Leg 6 begins on an even playing field as the seven remaining teams must camp outside the Dutch Museum in Colombo, Sri Lanka before it opens five hours later. They’re just there to grab a clue, and the most noteworthy museum-related event here is that John (floppy blonde hair, green greenish-blue shirt, totally does not strike me as a John) gets trampled in the group’s mad rush for the red and yellow box. Mayhem! But pretty soon everyone’s safe and sound on the same train to the Ceypetco Fuel Station. Leo plays some bongos, which seem to have miraculously shown up just like the Globetrotters’ ubiquitous basketball. But they’re probably just the standard bongos that come with the train.
Roadblock: Who wants to fill her up? “Me me me me me me me!” says Dave (I paraphrase), because he worked at a gas station when he was 16 and should excel in this challenge — in which team members must navigate “a chaotic tangle of hundreds of tuk tuks,” lead the tiny taxis back to the gas station, and fill ’em up. Now this is what I call a challenge! I loved how strategic and aggressive the teams had to be — no working together on this one, plus the tangle of tuk tuks stretched along a bridge so we really got the feeling they were in this isolated vacuum of absurdly high activity.
Rachel, of the Green People, immediately flies into boss lady mode and starts directing traffic and pumping gas into tuk tuks that weren’t even hers. See, she picked green. Obviously. Rachel is all green all the time. Green is her heritage. But she didn’t read the clue, so she assumed she was looking for green cars, when really she was supposed to look at the small flags on the dashboards of the tuk tuks. Girl filled up four green cars and assumed she’d just won the challenge. THINK AGAIN, Green Person! I liken her approach to the cars to her approach to fashion. Unless the car’s wearing an entirely green outfit, Rachel doesn’t really see it as green. She’s never heard of merely accessorizing with green. That’d be hardly green at all.

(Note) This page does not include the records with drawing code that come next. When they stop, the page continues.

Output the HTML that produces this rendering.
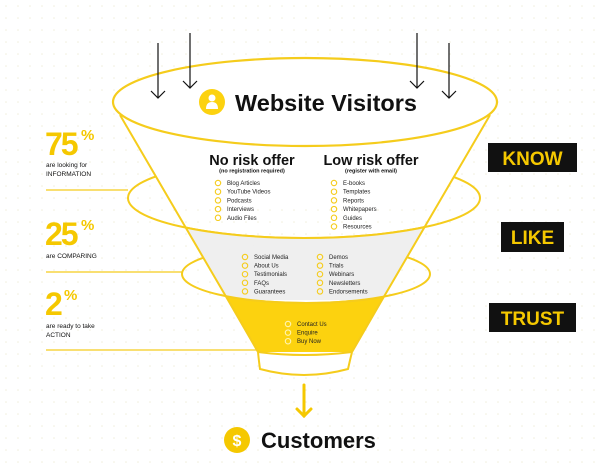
<!DOCTYPE html>
<html><head><meta charset="utf-8"><style>
body{margin:0;width:600px;height:473px;background:#fff;overflow:hidden;font-family:"Liberation Sans",sans-serif}
svg{position:absolute;left:0;top:0}
</style></head><body>
<svg width="600" height="473" viewBox="0 0 600 473" xmlns="http://www.w3.org/2000/svg" font-family="Liberation Sans, sans-serif">
<defs>
<pattern id="dots" width="12" height="12" patternUnits="userSpaceOnUse"><circle cx="6" cy="6" r="0.8" fill="#f1eedd"/></pattern>
<clipPath id="funnel"><polygon points="120,115 490,115 382,300 352,352 258,352 228,300"/></clipPath>
</defs>
<rect width="600" height="473" fill="url(#dots)"/>
<ellipse cx="304" cy="198" rx="176" ry="40" fill="none" stroke="#f5cc1c" stroke-width="2"/>
<ellipse cx="306" cy="274" rx="124" ry="29" fill="none" stroke="#f5cc1c" stroke-width="2"/>
<g clip-path="url(#funnel)">
<rect x="0" y="100" width="600" height="100" fill="#fff"/>
<path d="M128,198 A176,40 0 0 0 480,198 L480,300 L128,300 Z" fill="#efefef"/>
<path d="M182,274 A124,29 0 0 0 430,274 L430,360 L182,360 Z" fill="#fcd20f"/>
<path d="M128,198 A176,40 0 0 1 480,198 Z" fill="#fff" stroke="#fff" stroke-width="4"/>
<path d="M182,274 A124,29 0 0 1 430,274 Z" fill="#efefef" stroke="#efefef" stroke-width="4"/>
<path d="M128,198 A176,40 0 0 0 480,198" fill="none" stroke="#f5cc1c" stroke-width="2"/>
<path d="M182,274 A124,29 0 0 0 430,274" fill="none" stroke="#f5cc1c" stroke-width="2"/>
</g>
<polyline points="120,115 228,300 258,352" fill="none" stroke="#f5cc1c" stroke-width="2"/>
<polyline points="490,115 382,300 352,352" fill="none" stroke="#f5cc1c" stroke-width="2"/>
<path d="M258,352 Q259,362 260,369 Q304,381 348,369 Q350,360 352,352" fill="#fff" stroke="#f5cc1c" stroke-width="2"/>
<path d="M258,352 Q304,358 352,352" fill="none" stroke="#f5cc1c" stroke-width="2"/>
<ellipse cx="305" cy="102" rx="192" ry="44" fill="#fff" stroke="#f5cc1c" stroke-width="2.2"/>
<g stroke="#111" stroke-width="1.2" fill="none">
<line x1="158" y1="43" x2="158" y2="98"/><polyline points="151,91 158,98 165,91"/>
<line x1="190" y1="33" x2="190" y2="88"/><polyline points="183,81 190,88 197,81"/>
<line x1="417" y1="33" x2="417" y2="88"/><polyline points="410,81 417,88 424,81"/>
<line x1="449" y1="43" x2="449" y2="98"/><polyline points="442,91 449,98 456,91"/>
</g>
<circle cx="212" cy="102" r="13" fill="#fcd20f"/>
<circle cx="212" cy="98" r="3.5" fill="#fff"/>
<path d="M206,109 Q206,102 212,102 Q218,102 218,109 Z" fill="#fff"/>
<text x="235" y="111" font-size="23.5" font-weight="bold" fill="#111">Website Visitors</text>
<text x="252" y="165" font-size="14.5" font-weight="bold" text-anchor="middle" fill="#111">No risk offer</text>
<text x="252" y="172.5" font-size="5.5" font-weight="bold" text-anchor="middle" fill="#111">(no registration required)</text>
<text x="371" y="165" font-size="14.5" font-weight="bold" text-anchor="middle" fill="#111">Low risk offer</text>
<text x="371" y="172.5" font-size="5.5" font-weight="bold" text-anchor="middle" fill="#111">(register with email)</text>
<g font-size="6" fill="#222">
<g fill="none" stroke="#f5cc1c" stroke-width="1.1">
<circle cx="218" cy="183" r="2.7"/><circle cx="218" cy="191.7" r="2.7"/><circle cx="218" cy="200.4" r="2.7"/><circle cx="218" cy="209.1" r="2.7"/><circle cx="218" cy="217.8" r="2.7"/>
<circle cx="334" cy="183" r="2.7"/><circle cx="334" cy="191.7" r="2.7"/><circle cx="334" cy="200.4" r="2.7"/><circle cx="334" cy="209.1" r="2.7"/><circle cx="334" cy="217.8" r="2.7"/><circle cx="334" cy="226.5" r="2.7"/>
<circle cx="245" cy="257" r="2.7"/><circle cx="245" cy="265.6" r="2.7"/><circle cx="245" cy="274.2" r="2.7"/><circle cx="245" cy="282.8" r="2.7"/><circle cx="245" cy="291.4" r="2.7"/>
<circle cx="320" cy="257" r="2.7"/><circle cx="320" cy="265.6" r="2.7"/><circle cx="320" cy="274.2" r="2.7"/><circle cx="320" cy="282.8" r="2.7"/><circle cx="320" cy="291.4" r="2.7"/>
</g>
<g fill="none" stroke="#fff4b0" stroke-width="1.1">
<circle cx="288" cy="324" r="2.7"/><circle cx="288" cy="332.6" r="2.7"/><circle cx="288" cy="341.2" r="2.7"/>
</g>
<text x="227" y="185">Blog Articles</text><text x="227" y="193.7">YouTube Videos</text><text x="227" y="202.4">Podcasts</text><text x="227" y="211.1">Interviews</text><text x="227" y="219.8">Audio Files</text>
<text x="343" y="185">E-books</text><text x="343" y="193.7">Templates</text><text x="343" y="202.4">Reports</text><text x="343" y="211.1">Whitepapers</text><text x="343" y="219.8">Guides</text><text x="343" y="228.5">Resources</text>
<text x="254" y="259">Social Media</text><text x="254" y="267.6">About Us</text><text x="254" y="276.2">Testimonials</text><text x="254" y="284.8">FAQs</text><text x="254" y="293.4">Guarantees</text>
<text x="329" y="259">Demos</text><text x="329" y="267.6">Trials</text><text x="329" y="276.2">Webinars</text><text x="329" y="284.8">Newsletters</text><text x="329" y="293.4">Endorsements</text>
<text x="297" y="326">Contact Us</text><text x="297" y="334.6">Enquire</text><text x="297" y="343.2">Buy Now</text>
</g>
<g stroke="#f5cc1c" stroke-width="1.2">
<line x1="46" y1="190" x2="128" y2="190"/>
<line x1="46" y1="272" x2="182" y2="272"/>
<line x1="46" y1="350" x2="257" y2="350"/>
</g>
<g fill="#f5c800" font-weight="bold">
<text x="45" y="155" font-size="32" letter-spacing="-2">75</text><text x="81" y="140" font-size="15">%</text>
<text x="45" y="245" font-size="32" letter-spacing="-2">25</text><text x="81" y="230" font-size="15">%</text>
<text x="45" y="315" font-size="32">2</text><text x="64" y="300" font-size="15">%</text>
</g>
<g font-size="6.5" fill="#111">
<text x="46" y="167">are looking for</text><text x="46" y="176">INFORMATION</text>
<text x="46" y="258">are COMPARING</text>
<text x="46" y="328">are ready to take</text><text x="46" y="337">ACTION</text>
</g>
<rect x="488" y="143" width="89" height="29" fill="#111"/>
<text x="532.5" y="165" font-size="19" font-weight="bold" fill="#f5c800" text-anchor="middle">KNOW</text>
<rect x="501" y="222" width="63" height="30" fill="#111"/>
<text x="532.5" y="244" font-size="19" font-weight="bold" fill="#f5c800" text-anchor="middle">LIKE</text>
<rect x="489" y="303" width="87" height="29" fill="#111"/>
<text x="532.5" y="325" font-size="19" font-weight="bold" fill="#f5c800" text-anchor="middle">TRUST</text>
<g stroke="#f5c800" stroke-width="3" fill="none" stroke-linecap="round">
<line x1="304" y1="385" x2="304" y2="416"/><polyline points="297,409 304,416 311,409"/>
</g>
<circle cx="237" cy="440" r="13" fill="#f5c800"/>
<text x="237" y="446" font-size="16" font-weight="bold" fill="#fff" text-anchor="middle">$</text>
<text x="261" y="448" font-size="22" font-weight="bold" fill="#111">Customers</text>
</svg>
</body></html>
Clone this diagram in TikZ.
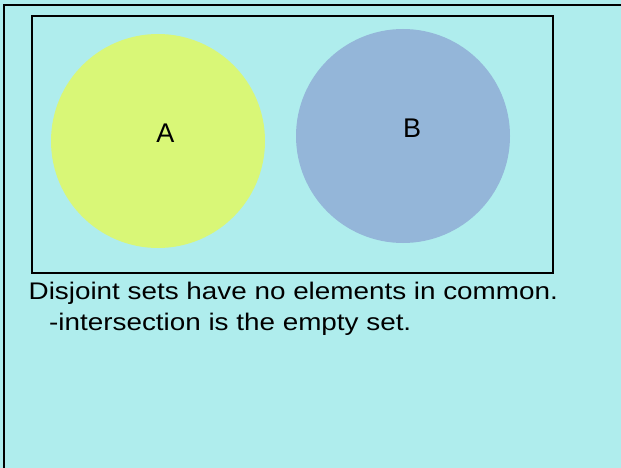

“Green! Come on, green!” Rachel is still yelling as John gently points out that a green car wearing a red necktie is actually red. Rachel’s emerald city comes crashing down. Christmas: does not compute. “I’m such an idiot,” she mutters. To be fair, I think we all thought she’d overreact much, much worse to her own failure. Her subsequent traffic-directing is obnoxious, but the whole point of the challenge was to be obnoxious otherwise you’d fall behind.